Investigation of an Improved Hybrid-Excitation Flux-Switching Brushless Machine for HEV/EV Applications

Abstract

In this paper, based on 2-D finite-element analysis (FEA), the hybrid-excitation principle of a hybrid-excitation flux-switching (HEFS) machine is analyzed, and consequently, an improved topology is proposed to enhance the flux-regulation capability. These two machines are termed as the basic HEFS machine and the improved HEFS machine, respectively. In the basic HEFS machine, each permanent magnet (PM) is located at the middle of the corresponding slot and wound by a field winding coil. When field excitation is applied, it is found that the currents in the two field slots adjoining each PM exhibit reversal excitation functions, thus reversal flux-regulation functions. Hence, to improve the flux-regulation performances, an improved HEFS topology is proposed based on the basic one by reversing current direction in one of the field slots.
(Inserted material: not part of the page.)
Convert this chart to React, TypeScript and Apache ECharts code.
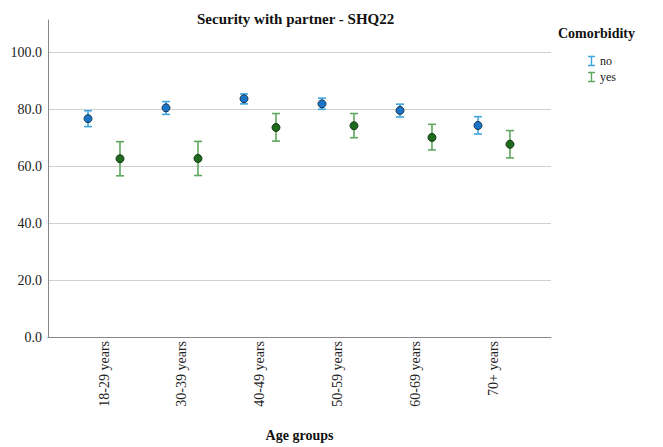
import React, { useEffect, useRef } from "react";
import * as echarts from "echarts";

const categories = ["18-29 years", "30-39 years", "40-49 years", "50-59 years", "60-69 years", "70+ years"];
const noMean = [76.8, 80.6, 83.8, 82.0, 79.7, 74.4];
const noLow = [74.0, 78.3, 82.0, 80.1, 77.4, 71.4];
const noHigh = [79.6, 82.8, 85.5, 84.0, 81.9, 77.5];
const yesMean = [62.7, 62.8, 73.7, 74.3, 70.2, 67.8];
const yesLow = [56.7, 56.8, 68.9, 70.1, 65.8, 63.0];
const yesHigh = [68.7, 68.8, 78.6, 78.6, 74.8, 72.6];
const yTicks = [0, 20, 40, 60, 80, 100];

const OFFSET = 0.205;
const FONT = "Liberation Serif";

function errorSeries(name: string, low: number[], high: number[], off: number, color: string) {
  return {
    name,
    type: "custom",
    data: categories.map((_, i) => [i + off, low[i], high[i]]),
    encode: { x: 0, y: [1, 2] },
    renderItem: (params: any, api: any) => {
      const x = api.value(0);
      const lo = api.coord([x, api.value(1)]);
      const hi = api.coord([x, api.value(2)]);
      const w = 4;
      const style = { stroke: color, lineWidth: 1.6 };
      return {
        type: "group",
        children: [
          { type: "line", shape: { x1: hi[0], y1: hi[1], x2: lo[0], y2: lo[1] }, style },
          { type: "line", shape: { x1: hi[0] - w, y1: hi[1], x2: hi[0] + w, y2: hi[1] }, style },
          { type: "line", shape: { x1: lo[0] - w, y1: lo[1], x2: lo[0] + w, y2: lo[1] }, style },
        ],
      };
    },
    z: 2,
  };
}

function pointSeries(name: string, mean: number[], off: number, fill: string, stroke: string) {
  return {
    name,
    type: "scatter",
    data: categories.map((_, i) => [i + off, mean[i]]),
    symbol: "circle",
    symbolSize: 8,
    itemStyle: { color: fill, borderColor: stroke, borderWidth: 1, opacity: 1 },
    z: 3,
  };
}

export default function App() {
  const ref = useRef<HTMLDivElement>(null);
  useEffect(() => {
    if (!ref.current) return;
    const chart = echarts.init(ref.current, null, { renderer: "svg" });
    const Ipath = "path://M0,0H8V1.6H4.8V10.4H8V12H0V10.4H3.2V1.6H0Z";
    chart.setOption({
      animation: false,
      backgroundColor: "#fff",
      textStyle: { fontFamily: FONT },
      title: {
        text: "Security with partner - SHQ22",
        left: 192,
        top: 6,
        textStyle: { fontFamily: FONT, fontSize: 15, fontWeight: "bold", color: "#111" },
      },
      graphic: [
        {
          type: "text",
          left: 558,
          top: 26,
          style: { text: "Comorbidity", fontFamily: FONT, fontSize: 14, fontWeight: "bold", fill: "#111" },
        },
      ],
      legend: {
        orient: "vertical",
        left: 583,
        top: 50,
        itemWidth: 7,
        itemHeight: 11,
        itemGap: 4,
        icon: Ipath,
        textStyle: { fontFamily: FONT, fontSize: 12, color: "#222" },
        data: [
          { name: "no", itemStyle: { color: "#3fa4e0" } },
          { name: "yes", itemStyle: { color: "#5ea75e" } },
        ],
      },
      grid: { left: 48, right: 112, top: 20, bottom: 106 },
      xAxis: {
        type: "value",
        min: -0.718,
        max: 5.731,
        axisLine: { show: true, onZero: false, lineStyle: { color: "#888", width: 1 } },
        axisTick: { show: false, customValues: [0, 1, 2, 3, 4, 5] },
        splitLine: { show: false },
        axisLabel: {
          customValues: [0, 1, 2, 3, 4, 5],
          rotate: 90,
          margin: 4,
          fontFamily: FONT,
          fontSize: 14,
          color: "#222",
          formatter: (v: number) => categories[Math.round(v)] ?? "",
        },
        name: "Age groups",
        nameLocation: "middle",
        nameGap: 91,
        nameTextStyle: { fontFamily: FONT, fontSize: 14, fontWeight: "bold", color: "#111" },
      },
      yAxis: {
        type: "value",
        min: 0,
        max: 111.5,
        axisLine: { show: true, onZero: false, lineStyle: { color: "#888", width: 1 } },
        axisTick: { show: false, customValues: yTicks },
        splitLine: { show: true, lineStyle: { color: "#cfcfcf", width: 1.2 } },
        axisLabel: {
          customValues: yTicks,
          margin: 6,
          fontFamily: FONT,
          fontSize: 14,
          color: "#222",
          formatter: (v: number) => v.toFixed(1),
        },
      },
      series: [
        errorSeries("no", noLow, noHigh, -OFFSET, "#3fa4e0"),
        errorSeries("yes", yesLow, yesHigh, OFFSET, "#5ea75e"),
        pointSeries("no", noMean, -OFFSET, "#1a75c8", "#1b3550"),
        pointSeries("yes", yesMean, OFFSET, "#1e6b1e", "#153815"),
      ],
    });
    return () => chart.dispose();
  }, []);
  return <div ref={ref} style={{ position: "fixed", left: 0, top: 0, width: 663, height: 447 }} />;
}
Therefore, the improved topology shares identical structure with the basic one but has different field current directions in some field slots and thus different field winding accommodations. Comparisons of the FEA predictions indicated that both armature no-load flux-regulation capability and armature load torque capability in the improved HEFS machine are much better than those in the basic one. Finally, the FEA results are validated by experimental measurements on two prototyped HEFS machines.